`ln(x+1)-ln(x-1)`

can be written as

`ln((x+1)/(x-1))`

so the equation to be solved is

` `

`ln((x+1)/(x-1))=ln2`` `` `

Considering the exponent of both sides, you will have

`(x+1)/(x-1)=2`

This equation can be solved for values of x different from 1.

It is equivalent to

`x+1=2(x-1)`

That is to say

` x+1=2x-2 `

which gives

` -x=-3 `

So the solution of the initial equation is

` x=3`

First I notice that I have a rule that says that the subtraction of natural logs is the same as the natural log of the division of their arguments. This means I can change the original equation to:

`ln((x+1)/(x-1))=ln(2)`

`(x+1)/(x-1)=2`

`(x-1)*((x+1)/(x-1))=2(x-1)`

`x+1=2(x-1)`

`x+1=2x-2`

`-x -x`

`1=x-2`

`+2 +2`

`3=x`

` `

For both logarithms to make sense the inside must be greater than 0. So x>1 because the x-1 in the second log.

Next, lna-lnb = ln(a/b), so

ln(x+1)-ln(x-1)=ln((x+1)/(x-1))=ln2.

ln is a monotone function, so lna=lnb implies a=b. Therefore

(x+1)/(x-1)=2, or

x+1=2x-2, or x=3. This x is in the domain (>1) so is the correct answer.

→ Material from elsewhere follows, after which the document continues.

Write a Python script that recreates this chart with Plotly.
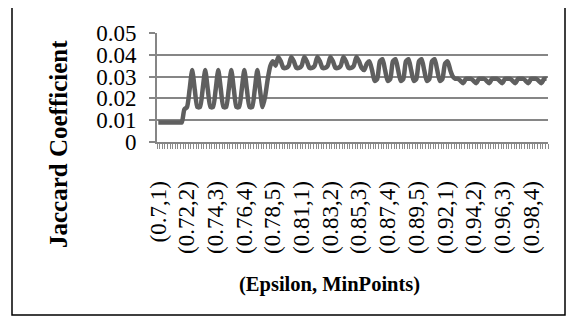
import plotly.graph_objects as go

epsilons = ["0.7", "0.71", "0.72", "0.73", "0.74", "0.75", "0.76", "0.77", "0.78", "0.79",
            "0.8", "0.81", "0.82", "0.83", "0.84", "0.85", "0.86", "0.87", "0.88", "0.89",
            "0.9", "0.91", "0.92", "0.93", "0.94", "0.95", "0.96", "0.97", "0.98", "0.99"]
min_points = [1, 2, 3, 4, 5]
categories = [f"({e},{m})" for e in epsilons for m in min_points]

jaccard = [
    0.009, 0.009, 0.009, 0.009, 0.009,   # 0.70
    0.009, 0.009, 0.009, 0.009, 0.009,   # 0.71
    0.015, 0.016, 0.024, 0.033, 0.024,   # 0.72
    0.016, 0.016, 0.024, 0.033, 0.024,   # 0.73
    0.016, 0.016, 0.024, 0.033, 0.024,   # 0.74
    0.016, 0.016, 0.024, 0.033, 0.024,   # 0.75
    0.016, 0.016, 0.024, 0.033, 0.024,   # 0.76
    0.016, 0.016, 0.024, 0.033, 0.024,   # 0.77
    0.016, 0.021, 0.029, 0.035, 0.037,   # 0.78
    0.035, 0.039, 0.037, 0.034, 0.034,   # 0.79
    0.035, 0.039, 0.037, 0.034, 0.034,   # 0.80
    0.035, 0.039, 0.037, 0.034, 0.034,   # 0.81
    0.035, 0.039, 0.037, 0.034, 0.034,   # 0.82
    0.035, 0.039, 0.037, 0.034, 0.034,   # 0.83
    0.035, 0.039, 0.037, 0.034, 0.034,   # 0.84
    0.035, 0.039, 0.037, 0.034, 0.033,   # 0.85
    0.036, 0.037, 0.033, 0.028, 0.029,   # 0.86
    0.037, 0.038, 0.033, 0.028, 0.029,   # 0.87
    0.037, 0.038, 0.033, 0.028, 0.029,   # 0.88
    0.037, 0.038, 0.033, 0.028, 0.029,   # 0.89
    0.037, 0.038, 0.033, 0.028, 0.029,   # 0.90
    0.037, 0.038, 0.033, 0.028, 0.029,   # 0.91
    0.036, 0.037, 0.033, 0.030, 0.029,   # 0.92
    0.029, 0.028, 0.027, 0.029, 0.029,   # 0.93
    0.029, 0.028, 0.027, 0.029, 0.029,   # 0.94
    0.029, 0.028, 0.027, 0.029, 0.029,   # 0.95
    0.029, 0.028, 0.027, 0.029, 0.029,   # 0.96
    0.029, 0.028, 0.027, 0.029, 0.029,   # 0.97
    0.029, 0.028, 0.027, 0.029, 0.029,   # 0.98
    0.029, 0.028, 0.027, 0.029, 0.029,   # 0.99
]

label_step = 11
y_ticks = [0, 0.01, 0.02, 0.03, 0.04, 0.05]
y_tick_text = ["0", "0.01", "0.02", "0.03", "0.04", "0.05"]

x_idx = list(range(len(categories)))
tick_idx = x_idx[::label_step]
tick_txt = [categories[i] for i in tick_idx]

# page body has an 8px margin; work in screen coordinates and subtract it
OFF = 8
W, H = 575 - OFF, 322 - OFF
PX0, PX1, PY0, PY1 = 157 - OFF, 548 - OFF, 33 - OFF, 142 - OFF   # plot area
L, R, T, B = PX0, W - PX1, PY0, H - PY1
PW, PH = PX1 - PX0, PY1 - PY0


def px(x):
    return (x - OFF - PX0) / PW


def py(y):
    return 1 - (y - OFF - PY0) / PH


fig = go.Figure()
fig.add_trace(go.Scatter(
    x=x_idx, y=jaccard, mode="lines",
    line=dict(color="#5f5f5f", width=4.5, shape="spline", smoothing=0.6),
    hoverinfo="skip", showlegend=False,
))

serif = "Liberation Serif, Times New Roman, serif"
fig.update_layout(
    width=W, height=H,
    margin=dict(l=L, r=R, t=T, b=B, pad=0),
    paper_bgcolor="white", plot_bgcolor="white",
    font=dict(family=serif, color="black"),
    showlegend=False,
    xaxis=dict(
        range=[-0.5, len(categories) - 0.5],
        tickmode="array", tickvals=tick_idx, ticktext=tick_txt,
        tickangle=-90, ticks="", tickfont=dict(size=23, family=serif, color="black"),
        ticklabelstandoff=28,
        showgrid=False, zeroline=False,
        showline=True, linecolor="#868686", linewidth=2,
        minor=dict(tickmode="linear", tick0=-0.5, dtick=1, ticks="outside",
                   ticklen=5, tickcolor="#8a8a8a", tickwidth=1.3, showgrid=False),
    ),
    yaxis=dict(
        range=[0, 0.05],
        tickmode="array", tickvals=y_ticks, ticktext=y_tick_text,
        ticks="outside", ticklen=6, tickcolor="#868686", tickwidth=2,
        tickfont=dict(size=23, family=serif, color="black"),
        ticklabelstandoff=8,
        showgrid=True, gridcolor="#868686", gridwidth=2,
        zeroline=False,
        showline=True, linecolor="#868686", linewidth=2,
    ),
    annotations=[
        dict(text="<b>Jaccard Coefficient</b>", textangle=-90,
             xref="paper", yref="paper",
             x=px(58), y=py(144),
             xanchor="center", yanchor="middle", showarrow=False,
             font=dict(size=25, family=serif, color="black")),
        dict(text="<b>(Epsilon, MinPoints)</b>",
             xref="paper", yref="paper",
             x=px(329), y=py(284),
             xanchor="center", yanchor="middle", showarrow=False,
             font=dict(size=20.5, family=serif, color="black")),
    ],
    shapes=[
        dict(type="rect", xref="paper", yref="paper",
             x0=px(12), x1=px(565), y0=py(315), y1=py(7),
             line=dict(color="black", width=1.5), fillcolor="rgba(0,0,0,0)",
             layer="below"),
    ],
)

fig.write_html("out.html")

First apply the Quotient Rule for logarithms

ln(M)-ln(N) = ln(M/N)

So ln(x+1) - ln(x-1) = ln[(x+1)/(x-1)] = ln(2)

Since the ln(M) = ln(N) tells us that M=N we can write

(x+1)/(x-1) = 2

Multyplying both sides by (x-1) we get

x+1 = 2(x-1)

By Distributive Property

x+1 = 2x - 2

Subtracting x from both sides

1 = x - 2

Adding 2 to both sides

3 = x

so x = 3 in this case

We can double check our answer by plugging back into the equation

ln(3+1)- ln(3-1) = ln(2)

ln(4) - ln(2) = ln(2)

1.38629461 - 0.693147181 = 0.693147181

thus proving = 3 is correct

ln(x+1)-ln(x-1)=ln2

this is of the form ln(a)-ln(b)= ln(a/b)

ln(x+1)-ln(x-1)=ln2

=>ln((x+1)/(x-1))=ln2

=>(x+1)/(x-1)= 2

x+1=2(x-1)

x+1=2x-2

=> x = 3

so when x= 3 then ln(x+1)-ln(x-1)=ln2